At 50 he created his own exhaustive manuals on how to draw, the Hokusai Manga, which included facial types and changing expressions as well as of flora and fauna, street life and the supernatural. There were twenty in all, five published posthumously, and they are still reproduced and much-used references.
Menahazzo puts Hokusai in the context of the modernised Japan of the late Edo period (1603-1868), which ended more or less with the opening up of trade to the West, and the other ukiyo-e artists that rose alongside him. His pupils Hokkei, Hokuba, Shinsai and Gakutei, and his peers Eisen and Utamaro established great success, but the most famous of them, Eisen, always acknowledged that Hokusai represented ‘an absolute point of reference for him in painting’, Menegazzo writes.
Hokusai and his fellows were making art for public spaces and places, but also for private consumption, including the abuna-e – ‘dangerous pictures’ – which were a testament to the liberalised society of the late Edo they illuminated. Often there were coy hints at sexuality such as glimpses of red underwear, red being seen as a provocative colour and forbidden for outer clothing by the sumptuary laws. But they could also be explicit, such as Hokusai’s Dream of the Fisherman’s Wife which, writes Menegazzo, ‘only the consummate skill and wit of the master could render so captivating and devoid of bad taste’.

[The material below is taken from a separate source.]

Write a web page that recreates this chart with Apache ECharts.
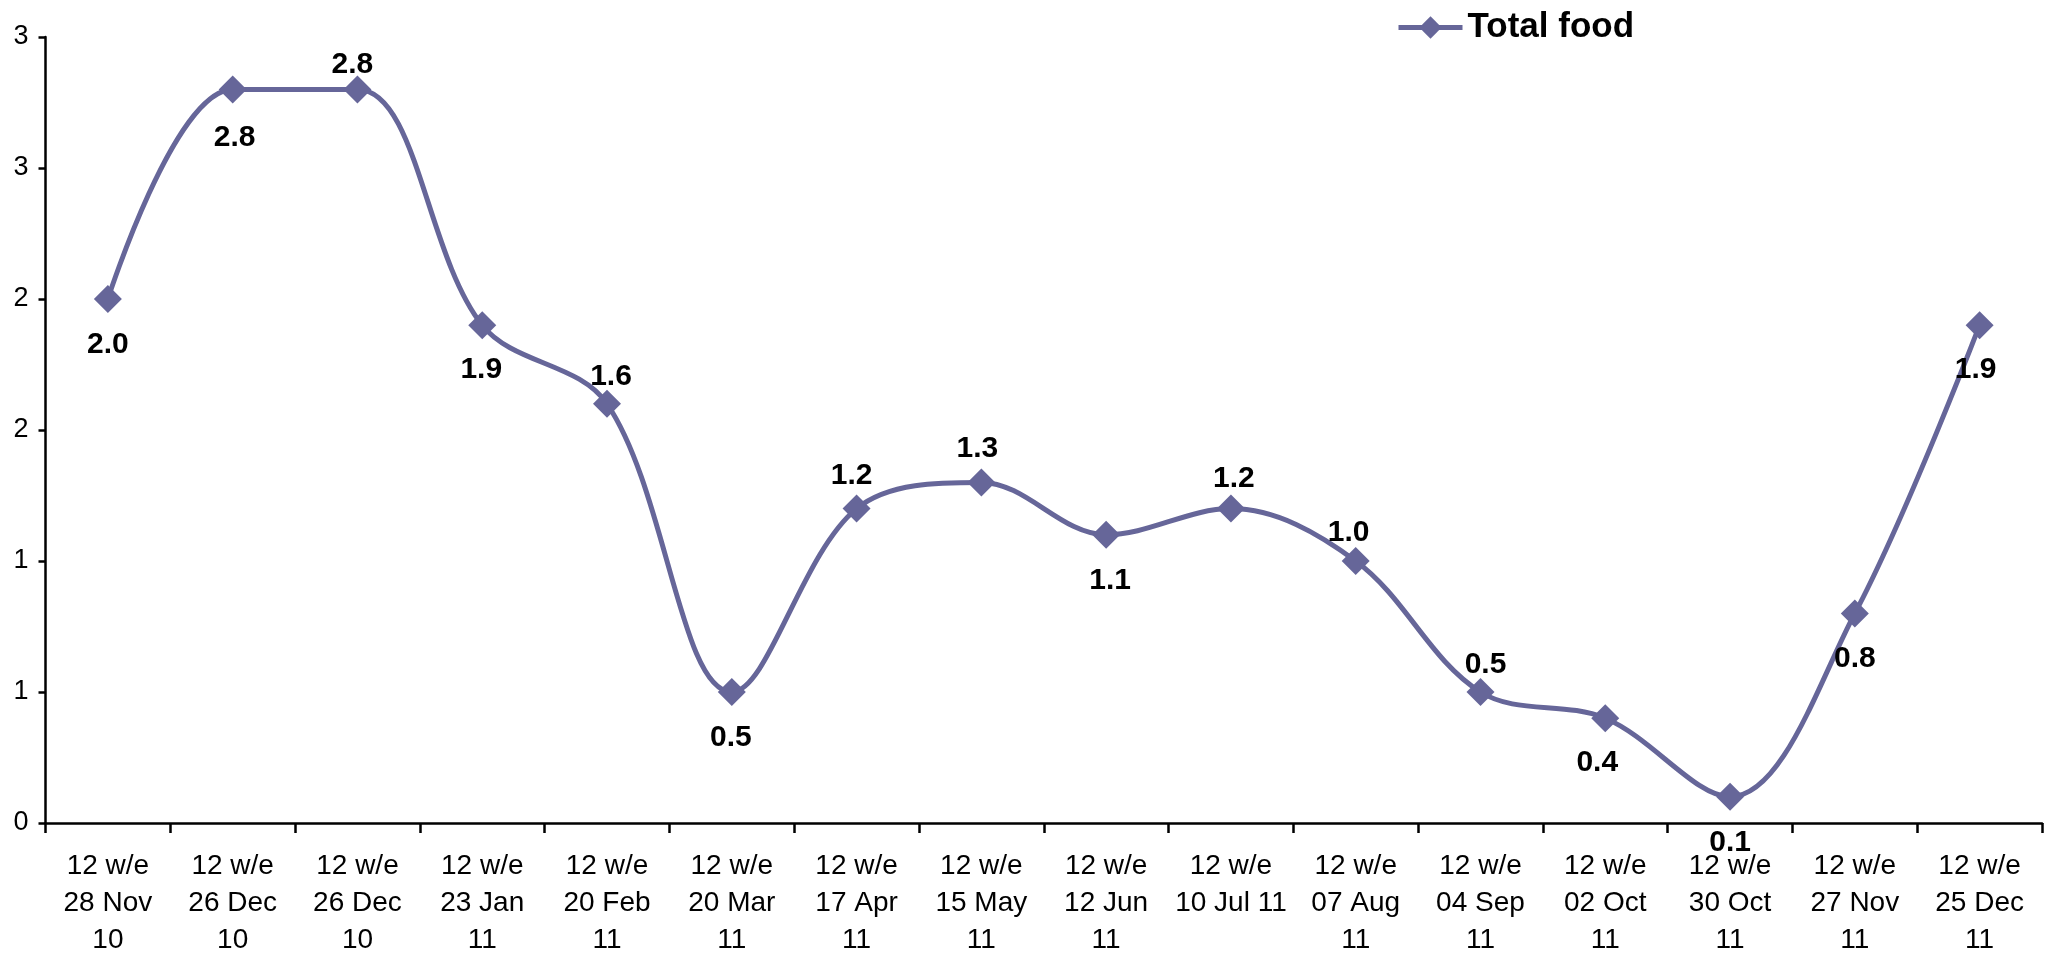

A flood of Japanese art hit the West following the arrival of the American fleet under Commodore Matthew Perry in 1854 and the trade deal sealed by the Convention of Kanagawa, coincidentally the site of Hokusai’s most famous image. It inspired designers and artists across Europe and America in the later nineteenth-century and through the twentieth, with The Wave appearing in Van Gogh’s Starry Night of 1889, and being the image for the cover of Debussy’s La Mer in 1905.
In the Tate Modern’s 2018 exhibition Picasso 1932 – Love, Fame, Tragedy, there is a suggestion that Picasso was inspired by Hokusai’s The Dream of the Fisherman’s Wife, the lascivious tentacles seducing the sleeping woman, to paint the series of reclining nudes of Marie-Thérèse Walter he made at Boisgeloup that year when his own work was becoming more sensual.
The instructions of his Manga – the word means random or impromptu pictures - in which the emphasis was on the simplicity of the fewest possible but perfect lines to tell simple stories were seized on by the Impressionists,
among others, liberating them from existing assumptions about how to draw and paint. It is the basis of the modern genre that borrows the same word, the comics and animations that have created world-wide market worth billions of dollars. It is not too much to claim that modern art begins, at least partly, with Hokusai, and Rosella Menehazzo brings to the current era ‘the art of the Floating World in full bloom’.